Es soll der Neustart der Energiewende werden: Sigmar Gabriel stellt heute dem Bundestag und danach den zuständigen Ministern der Bundesländer seine Reformpläne für die Ökostromförderung vor. Ein paar Eckpunkte der Reform sind bereits bekannt: "Bestehende Überförderung wollen wir abbauen, Boni streichen und die Förderung durchgehend degressiv gestalten", sagte der Minister Anfang der Woche.
Eine wirksame Kostenbremse ist nach Ansicht von Gabriel der Schlüssel zum Erfolg der Energiewende. Wenn die Kostendynamik nicht drastisch durchbrochen werde, "haben wir mit Zitronen gehandelt", sagte Gabriel bei der Vorstellung seiner Agenda im Bundestag. Sinkende Strompreise könne er aber niemandem versprechen. Gabriel betonte, er sei bei der Reform des Erneuerbare-Energien-Gesetz (EEG) offen, berechtigte Interessen von Branche und Ländern einzuarbeiten. Zugleich stellte der Vizekanzler klar: "Die Summe der Einzelinteressen ist nicht das Gemeinwohl."
An besonders guten Windkraftstandorten will Gabriel die Förderung um bis zu 20 Prozent streichen. Doch dagegen gibt es Widerstand, auch aus den eigenen Reihen. "Eine Deckelung bei der Windkraft ist volkswirtschaftlich unsinnig", sagt Torsten Albig, SPD-Ministerpräsident in Schleswig-Holstein, wo die Windkraft eine wichtige Rolle spielt. Und so sieht es auch Hessens neuer Energieminister Tarek Al-Wazir.
Ungewohnte Bündnisse gegen Gabriel
Gabriels Kürzungspläne sorgen mittlerweile für ungewohnte politische Allianzen. Die CSU fordert gemeinsam mit den Grünen aus Baden-Württemberg den Aufbau von Kapazitätsmärkten und eine Länder-Energieminister-Konferenz. Winfried Kretschmann, Ministerpräsident in Baden-Württemberg, spricht noch einen weiteren Punkt an, den die Bundesländer im Sinn haben: "Jedes Land versucht, Wertschöpfung im eigenen Land zu halten."

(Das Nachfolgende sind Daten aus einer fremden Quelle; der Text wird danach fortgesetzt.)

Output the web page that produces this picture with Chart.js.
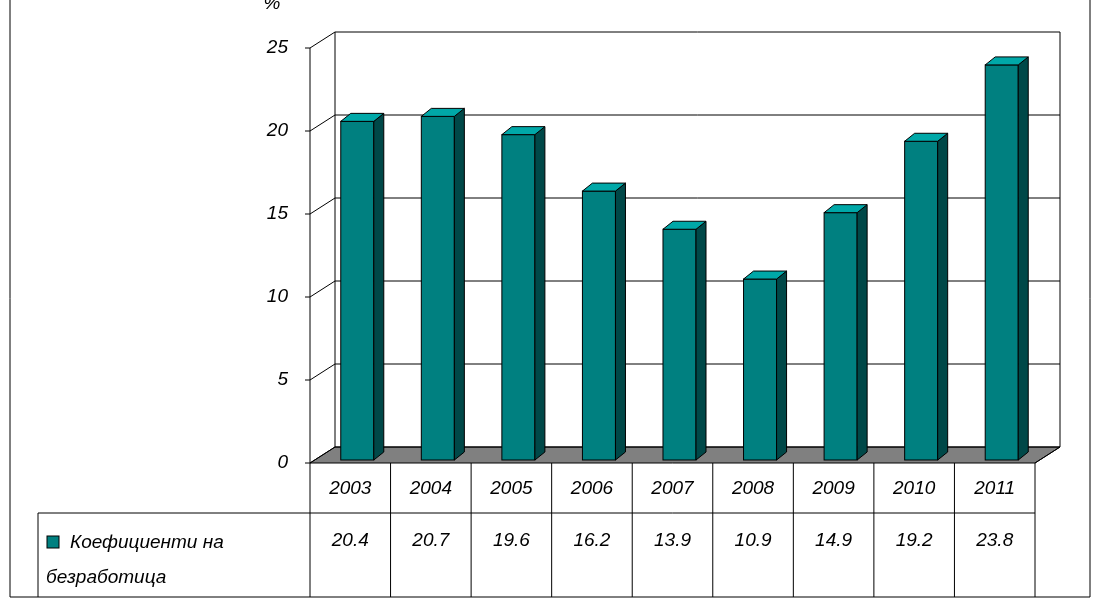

Denn über die Ökostrom-Umlage werden mittlerweile jedes Jahr 24 Milliarden Euro umverteilt. Die Mission der Energieminister der Länder bei Gabriel lautet deshalb heute auch: Pfründe sichern. Schleswig-Holstein und Baden-Württemberg bei der Windkraft, Bayern und Thüringen bei der Biomasse. Rheinland-Pfalz will wegen Unternehmen wie der BASF im Land verhindern, dass die Industrie für die Eigenstromproduktion eine zu hohe Ökostrom-Umlage zahlt. SPD-Vize-Fraktionschef Hubertus Heil warnt daher schon einmal vorsorglich seine Parteifreunde in den Ländern: "Jeder muss wissen, was bei einem Scheitern dieser Reform für unser Land droht - nicht nur was das Beihilfeverfahren der EU betrifft."
EU-Kommission macht Druck
Denn bis zum Sommer muss die Reform der Ökostrom-Umlage unter Dach und Fach sein. Sonst gibt es keine Möglichkeit für einen politischen Ausweg aus diesem Beihilfeverfahren. Darin nimmt die EU-Kommission die Industrieausnahmen von der Ökostrom-Umlage kritisch unter die Lupe. Wird die Ökostromreform verschleppt, besteht die Gefahr, dass die energieintensiven Unternehmen vor dem existentiellen Problem stehen, gar keine Ökostromrabatte mehr zu bekommen.